I really wish my three other kids could have been with me to experience the path of totality – and that was a thought I had numerous times throughout the hours associated with our little adventure.


Our adventure didn’t end when the sun and moon had gone their separate ways. We ate lunch and headed toward Craters of the Moon National Monument and Preserve (which took us 2.5 hours), then spent two hours hiking the lava flows and lava tubes of the park. We weren’t the only ones with the great idea of visiting this park on the same day of the solar eclipse, so needless to say, the park was overflowing with people. But it was a great taste of what that park had to offer, and I hope to make a trip there again next year with all the kids and maybe even a family friend and his wife and kids.

We arrived in Blackfoot, Idaho, and ate dinner, and that is when the real mess of traffic came upon us. From Blackfoot to Inkom, we averaged 20 MPH. It increased a little bit after that, but by then it was about midnight and my eyes weren’t going to stay open much longer (remember, I only got two hours of sleep the night before because of our drive north). I pulled off in Downey and caught an hour of sleep in a gas station parking lot. It was comforting to see that I wasn’t the only one who was sleep in a vehicle in the parking lot.
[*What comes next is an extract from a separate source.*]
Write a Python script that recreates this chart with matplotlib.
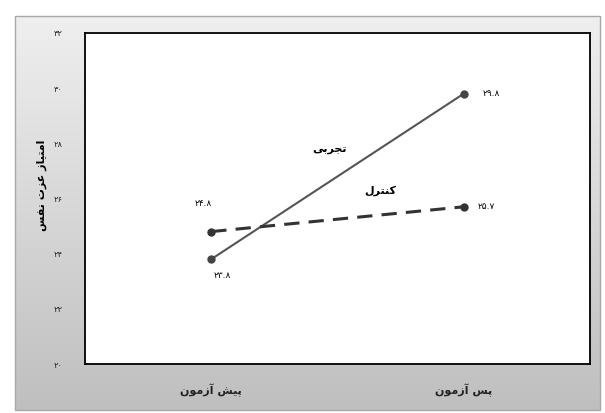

I was able to make the rest of the trek south, and we arrived home around 3 a.m. I tried to get to sleep as quickly as I could because I had to be to work in about five hours, but even today (three days after getting home), I am still trying to catch up on my sleep. I’ve also been editing my photos when I can and am very pleased with the Path of Totality image I have put together.

If you are interested in purchasing a print of the Path of Totality, email me at jasonmcarlton at and we can make arrangements.

While I may have ended this blog post on a low note (I’m in desperate need of sleep), I have no regrets about missing out on some sleep to take part in this first total solar eclipse to pass through the United States in 99 years. I hope to be around for the one in 2045 when it passes through central Utah and hope even more that I will be able to enjoy it with my kids and posterity.